• _Supplied data_

================================

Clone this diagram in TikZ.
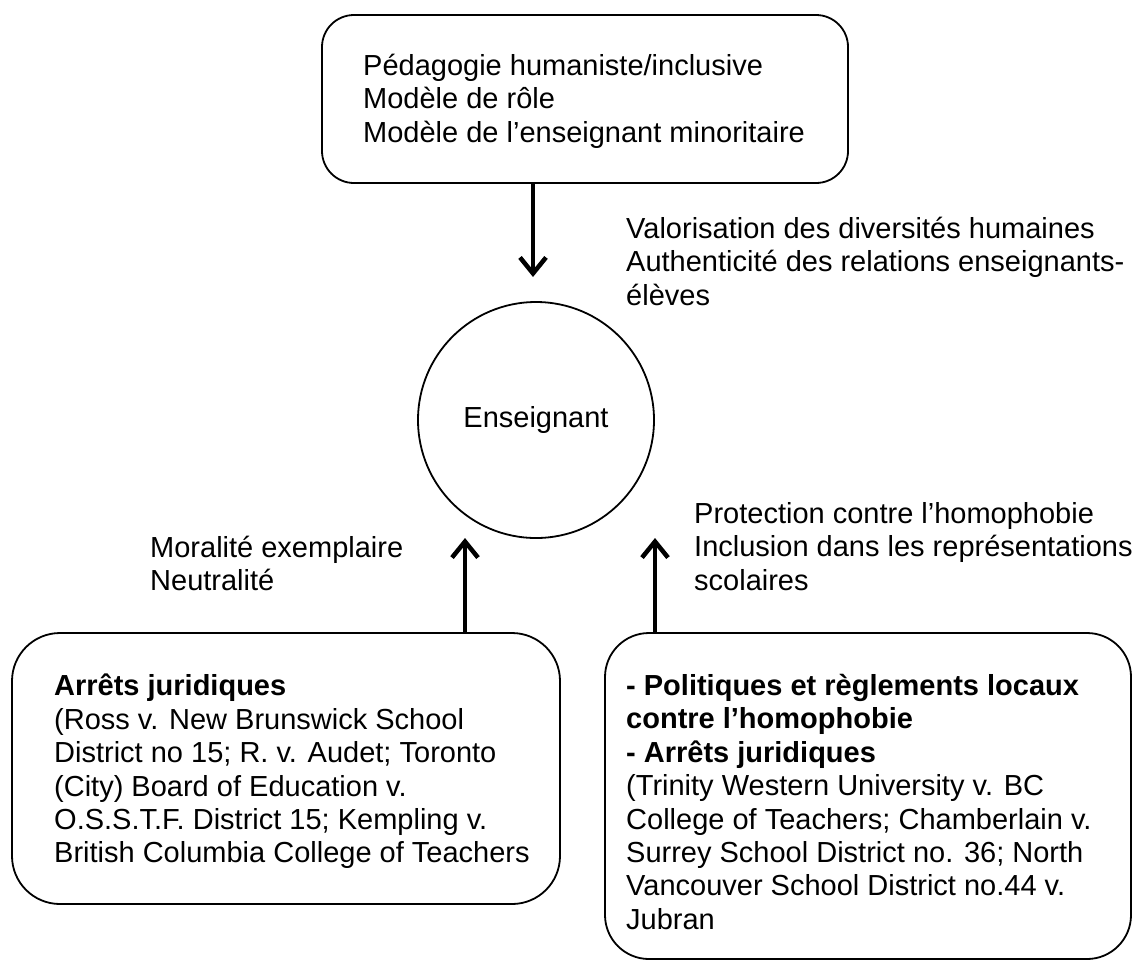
\documentclass[tikz,border=0pt]{standalone}
\usepackage{fontspec}
\setmainfont{Liberation Sans}
\usetikzlibrary{arrows.meta}

\tikzset{
  box/.style={draw=black, line width=1.8pt, rounded corners=#1, inner sep=0pt},
  box/.default=48pt,
  txt/.style={anchor=north west, align=left, inner sep=0pt},
  arr/.style={line width=4.5pt, -{Straight Barb[length=16pt,width=26pt]}},
}

\begin{document}
\begin{tikzpicture}[x=1pt,y=-1pt,font=\fontsize{29}{33.4}\selectfont]
\useasboundingbox (0,0) rectangle (1139,962);

% boite du haut
\node[box=32pt, minimum width=526pt, minimum height=168pt] (haut) at (585,99) {};
\node[txt] (hautTxt) at (363,54) {Pédagogie humaniste/inclusive\\Modèle de rôle\\Modèle de l’enseignant minoritaire};

% enseignant
\node[draw, circle, line width=1.8pt, minimum size=236pt, inner sep=0pt] (ens) at (536,420) {Enseignant};

% boites du bas
\node[box, minimum width=548pt, minimum height=271pt] (gauche) at (286,768.5) {};
\node[txt] (gaucheTxt) at (54,674) {\textbf{Arrêts juridiques}\\(Ross v. New Brunswick School\\District no 15; R. v. Audet; Toronto\\(City) Board of Education v.\\O.S.S.T.F. District 15; Kempling v.\\British Columbia College of Teachers};
\node[box=44pt, minimum width=526pt, minimum height=326pt] (droite) at (868,796) {};
\node[txt] (droiteTxt) at (626,674) {\textbf{- Politiques et règlements locaux}\\\textbf{contre l’homophobie}\\\textbf{- Arrêts juridiques}\\(Trinity Western University v. BC\\College of Teachers; Chamberlain v.\\Surrey School District no. 36; North\\Vancouver School District no.44 v.\\Jubran};

% etiquettes des fleches
\node[txt] (valTxt) at (626,217) {Valorisation des diversités humaines\\Authenticité des relations enseignants-\\élèves};
\node[txt] (morTxt) at (150,536) {Moralité exemplaire\\Neutralité};
\node[txt] (proTxt) at (694,502) {Protection contre l’homophobie\\Inclusion dans les représentations\\scolaires};

% fleches
\coordinate (hautBout) at (533,277);
\coordinate (gaucheBout) at (465,538);
\coordinate (droiteBout) at (655,538);
\draw[arr] (haut.south -| hautBout) -- (hautBout);
\draw[arr] (gauche.north -| gaucheBout) -- (gaucheBout);
\draw[arr] (droite.north -| droiteBout) -- (droiteBout);
\end{tikzpicture}
\end{document}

================================

• _What the task requires_
Working from the lines above, reproduce the material exactly and exclude its pictures.

• _Output for this task_
Clone this diagram in TikZ.
\documentclass[tikz,border=0pt]{standalone}
\usepackage{fontspec}
\setmainfont{Liberation Sans}
\usetikzlibrary{arrows.meta}

\tikzset{
  box/.style={draw=black, line width=1.8pt, rounded corners=#1, inner sep=0pt},
  box/.default=48pt,
  txt/.style={anchor=north west, align=left, inner sep=0pt},
  arr/.style={line width=4.5pt, -{Straight Barb[length=16pt,width=26pt]}},
}

\begin{document}
\begin{tikzpicture}[x=1pt,y=-1pt,font=\fontsize{29}{33.4}\selectfont]
\useasboundingbox (0,0) rectangle (1139,962);

% boite du haut
\node[box=32pt, minimum width=526pt, minimum height=168pt] (haut) at (585,99) {};
\node[txt] (hautTxt) at (363,54) {Pédagogie humaniste/inclusive\\Modèle de rôle\\Modèle de l’enseignant minoritaire};

% enseignant
\node[draw, circle, line width=1.8pt, minimum size=236pt, inner sep=0pt] (ens) at (536,420) {Enseignant};

% boites du bas
\node[box, minimum width=548pt, minimum height=271pt] (gauche) at (286,768.5) {};
\node[txt] (gaucheTxt) at (54,674) {\textbf{Arrêts juridiques}\\(Ross v. New Brunswick School\\District no 15; R. v. Audet; Toronto\\(City) Board of Education v.\\O.S.S.T.F. District 15; Kempling v.\\British Columbia College of Teachers};
\node[box=44pt, minimum width=526pt, minimum height=326pt] (droite) at (868,796) {};
\node[txt] (droiteTxt) at (626,674) {\textbf{- Politiques et règlements locaux}\\\textbf{contre l’homophobie}\\\textbf{- Arrêts juridiques}\\(Trinity Western University v. BC\\College of Teachers; Chamberlain v.\\Surrey School District no. 36; North\\Vancouver School District no.44 v.\\Jubran};

% etiquettes des fleches
\node[txt] (valTxt) at (626,217) {Valorisation des diversités humaines\\Authenticité des relations enseignants-\\élèves};
\node[txt] (morTxt) at (150,536) {Moralité exemplaire\\Neutralité};
\node[txt] (proTxt) at (694,502) {Protection contre l’homophobie\\Inclusion dans les représentations\\scolaires};

% fleches
\coordinate (hautBout) at (533,277);
\coordinate (gaucheBout) at (465,538);
\coordinate (droiteBout) at (655,538);
\draw[arr] (haut.south -| hautBout) -- (hautBout);
\draw[arr] (gauche.north -| gaucheBout) -- (gaucheBout);
\draw[arr] (droite.north -| droiteBout) -- (droiteBout);
\end{tikzpicture}
\end{document}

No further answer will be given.